• **Data provided**
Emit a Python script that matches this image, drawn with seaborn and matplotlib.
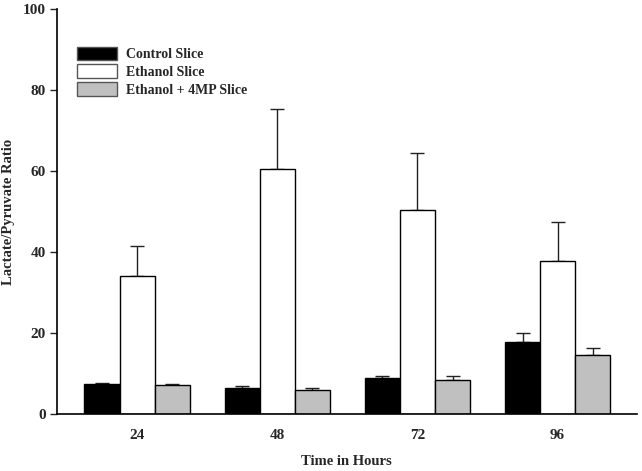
import pandas as pd
import matplotlib.pyplot as plt
import seaborn as sns

hours = ["24", "48", "72", "96"]
groups = ["Control Slice", "Ethanol Slice", "Ethanol + 4MP Slice"]
control = [7.4, 6.3, 8.9, 17.8]
ethanol = [34.1, 60.6, 50.4, 37.7]
ethanol_4mp = [7.2, 5.9, 8.3, 14.5]
control_err = [0.3, 0.5, 0.6, 2.3]
ethanol_err = [7.5, 14.6, 14.0, 9.6]
ethanol_4mp_err = [0.2, 0.5, 1.2, 1.7]

colors = ["black", "white", "#c0c0c0"]

df = pd.DataFrame({
    "hours": hours * 3,
    "group": [g for g in groups for _ in hours],
    "ratio": control + ethanol + ethanol_4mp,
})
errs = control_err + ethanol_err + ethanol_4mp_err

sns.set_style("ticks")
plt.rcParams["font.family"] = ["Liberation Serif", "DejaVu Serif"]
plt.rcParams["font.weight"] = "bold"

fig = plt.figure(figsize=(6.42, 4.71), dpi=100)
ax = fig.add_axes([0.0888, 0.121, 0.903, 0.860])

sns.barplot(data=df, x="hours", y="ratio", hue="group", order=hours,
            hue_order=groups, palette=colors, width=0.75, gap=0,
            edgecolor="black", linewidth=1, errorbar=None, ax=ax)

# error bars (upper only), positioned from the drawn bars
bars = [p for p in ax.patches if p.get_height() > 0][:len(errs)]
xs = [p.get_x() + p.get_width() / 2 for p in bars]
ys = [p.get_height() for p in bars]
ax.errorbar(xs, ys, yerr=[[0] * len(errs), errs], fmt="none",
            ecolor="#222222", elinewidth=1, capsize=5, capthick=1, zorder=0.5)

ax.set_xlim(-0.571, 3.564)
ax.set_ylim(0, 100)
ax.set_yticks([0, 20, 40, 60, 80, 100])
ax.tick_params(axis="x", length=0, pad=11, labelsize=11)
ax.tick_params(axis="y", direction="out", length=5, width=1, labelsize=11, pad=3)
for lab in ax.get_xticklabels() + ax.get_yticklabels():
    lab.set_fontweight("bold")
ax.set_xlabel("Time in Hours", fontsize=10.5, fontweight="bold", labelpad=9)
ax.set_ylabel("Lactate/Pyruvate Ratio", fontsize=10.5, fontweight="bold", labelpad=6)
sns.despine(ax=ax)
for s in ["left", "bottom"]:
    ax.spines[s].set_linewidth(1.2)
    ax.spines[s].set_color("black")

leg = ax.legend(loc="upper left", bbox_to_anchor=(0.025, 0.921), frameon=False,
                handlelength=2.9, handleheight=1.1, labelspacing=0.25,
                handletextpad=0.65, borderaxespad=0,
                prop={"weight": "bold", "size": 10})
for h in leg.legend_handles:
    h.set_edgecolor("#555555")

fig.savefig("out.png", dpi=100)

• **Required work**
Using the listing, copy every line where the word "seaborn" shows up.

• **The response**
Emit a Python script that matches this image, drawn with seaborn and matplotlib.
import seaborn as sns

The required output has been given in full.